I know I must be thinking about momentum the wrong way, ie, too classically. Because mathematically, position and momentum are completely symmetrical in QM, but intuitively, momentum tells how the position is changing, but position is irrelevant to the momentum.

The issue here isn't the uncertainty in a SINGLE measurement (this is limited to the resolution of your instrument and is NOT the uncertainty in QM). The issue here is your ability to predict the outcome of the next measurement, and the next, and the next, and the next...

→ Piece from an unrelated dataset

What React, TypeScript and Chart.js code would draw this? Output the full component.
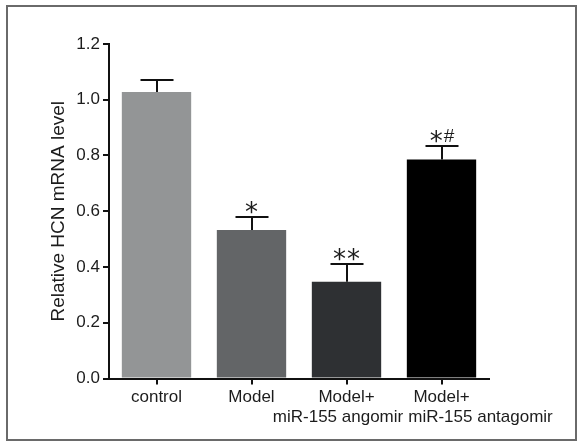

When you have made a measurement of the exact position, you destroy your ability (to some degree) to predict what you will get when you measure its momentum. You CAN measure it, and measure it with very high accuracy, but if you prepare an identical system, measure the SAME position, you will see that the momentum value you obtain will vary, and can vary widely! If you do this repeatedly, you will see a very large SPREAD in the value of the momentum. Based on this, you cannot say that you know very well what the NEXT value of momentum is going to be - thus, you have a large uncertainty in predicting the dynamics of the system.

Again, I hate being tacky, but I have tackled this misconception about the HUP in one of my Journal entry, where I illustrated this using the single-slit measurement. You may want to read this rather than have me repeat the whole thing here.

Zz.

 

[Antiphon]

Your confusion is soundly motivated. Einstein had similar reservations.

He proposed this: You measure the time at which a particle passes
two different detectors, A and B. When it passes B, you now know
what the particle's position AND momentum were all along the way
between A and B.

The problem really IS that you cannot determine momentum and position in
the same place and at the same time.


In QM, momentum is literally determined by measuring the distance
between crests and troughs of the wave function, i.e. the wavelength.

If you have a wave packet which is crammed into one tiny spot AND
the wavelength is about the same size as the spot, you can't count
a lot of crests/troughs, so the momentum cannot be determined accurately.

At the other exteme, knwoing the momentum exactly means having an
infinte number of crests/trhoughs to count. But that means the wave
function is an infinitely long wave in space, so you loose all position
information.


This uncertainty principle is not magical. It happens in a radar when
you try to determine the freqeucy of a very short pulse. If you can only
count a few cycles, you can only determine frequecy with limited accuracy.